Online, however, you can find the product marketed as an organic product that addresses all kinds of skin issues.
"It is definitely promoted as being an all-natural product," Roberts said. "And a very traditional product and something that's been used for hundreds of years to make people beautiful."
It is all natural. It is made by grinding a particular kind of wood into a paste. But the tools used to grind it have tested high for lead and so did some of the containers.
"We've seen it at a number of stores in the metro area," Roberts said.
She would not say which stores or where the two affected families live. She added that not every jar the health department bought locally tested high for lead.
Yet she said the same brands that came out safe here tested high for lead in other states.
"Sometimes the products are made in people's houses or in small shops," she explained. "And they all have different standards."
That means there is no way to be sure the product is safe.
She did, however, provide some things to look for when purchasing an imported cosmetic product. Look for ingredients in a language you know and a contact phone number on the packaging. It's also a good sign, she says, if an imported product has an official U.S. distribution company.

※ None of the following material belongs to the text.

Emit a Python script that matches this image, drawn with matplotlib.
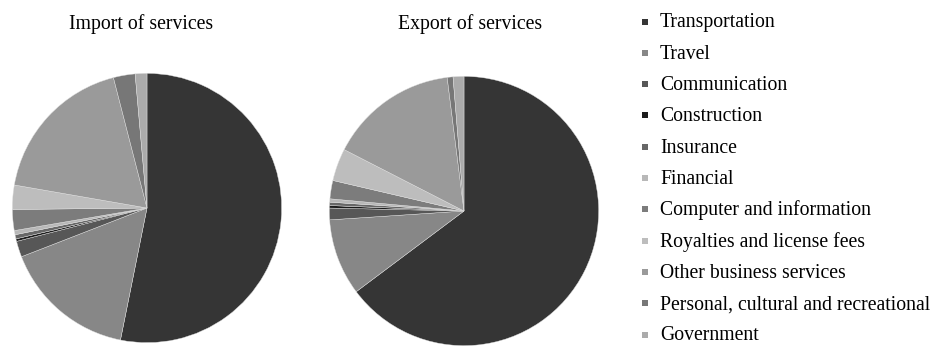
import matplotlib.pyplot as plt
from matplotlib.lines import Line2D

plt.rcParams['font.family'] = ['Liberation Serif', 'DejaVu Serif']

categories = ['Transportation', 'Travel', 'Communication', 'Construction',
              'Insurance', 'Financial', 'Computer and information',
              'Royalties and license fees', 'Other business services',
              'Personal, cultural and recreational', 'Government']

# shares in percent
import_share = [53.0, 15.9, 1.9, 0.3, 0.5, 0.5, 2.5, 2.9, 18.2, 2.6, 1.4]
export_share = [64.9, 9.2, 1.4, 0.3, 0.4, 0.4, 2.2, 3.9, 15.5, 0.7, 1.3]

colors = ['#353535', '#878787', '#575757', '#1c1c1c', '#676767', '#b8b8b8',
          '#7c7c7c', '#bdbdbd', '#9a9a9a', '#777777', '#ababab']

W, H = 931, 348
fig = plt.figure(figsize=(W / 100, H / 100), dpi=100)


def draw_pie(cx, cy, r, values, title, title_x):
    ax = fig.add_axes([(cx - r) / W, (H - cy - r) / H, 2 * r / W, 2 * r / H])
    ax.pie(values, colors=colors, startangle=90, counterclock=False,
           wedgeprops=dict(linewidth=0.3, edgecolor='#e0e0e0'))
    ax.set_xlim(-1.01, 1.01)
    ax.set_ylim(-1.01, 1.01)
    ax.set_aspect('equal')
    ax.axis('off')
    fig.text(title_x / W, 1 - 29 / H, title, ha='center', va='baseline',
             fontsize=14.2)


draw_pie(147, 208, 136, import_share, 'Import of services', 141.5)
draw_pie(464, 211, 136, export_share, 'Export of services', 470)

# legend, one row per category
for i, (label, c) in enumerate(zip(categories, colors)):
    base = 27.5 + 31.3 * i
    fig.text(660 / W, 1 - base / H, label, ha='left', va='baseline',
             fontsize=14.2)
    fig.add_artist(Line2D([645 / W], [1 - (base - 6) / H],
                          transform=fig.transFigure, linestyle='none',
                          marker='s', markersize=4, markerfacecolor=c,
                          markeredgewidth=0))

fig.savefig('out.png', dpi=100, facecolor='white')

Roberts recommends anyone using the product stop using it, throw it away and get a blood lead test.
She said there are import regulations restricting certain products with lead, yet many get through because imports are merely spot checked so may products don't get tested.
At the local stores where the health department bought the product, the health department recommended it be removed from the shelves.
Roberts says the city has the power to force that but it is rarely needed because most retailers are compliant.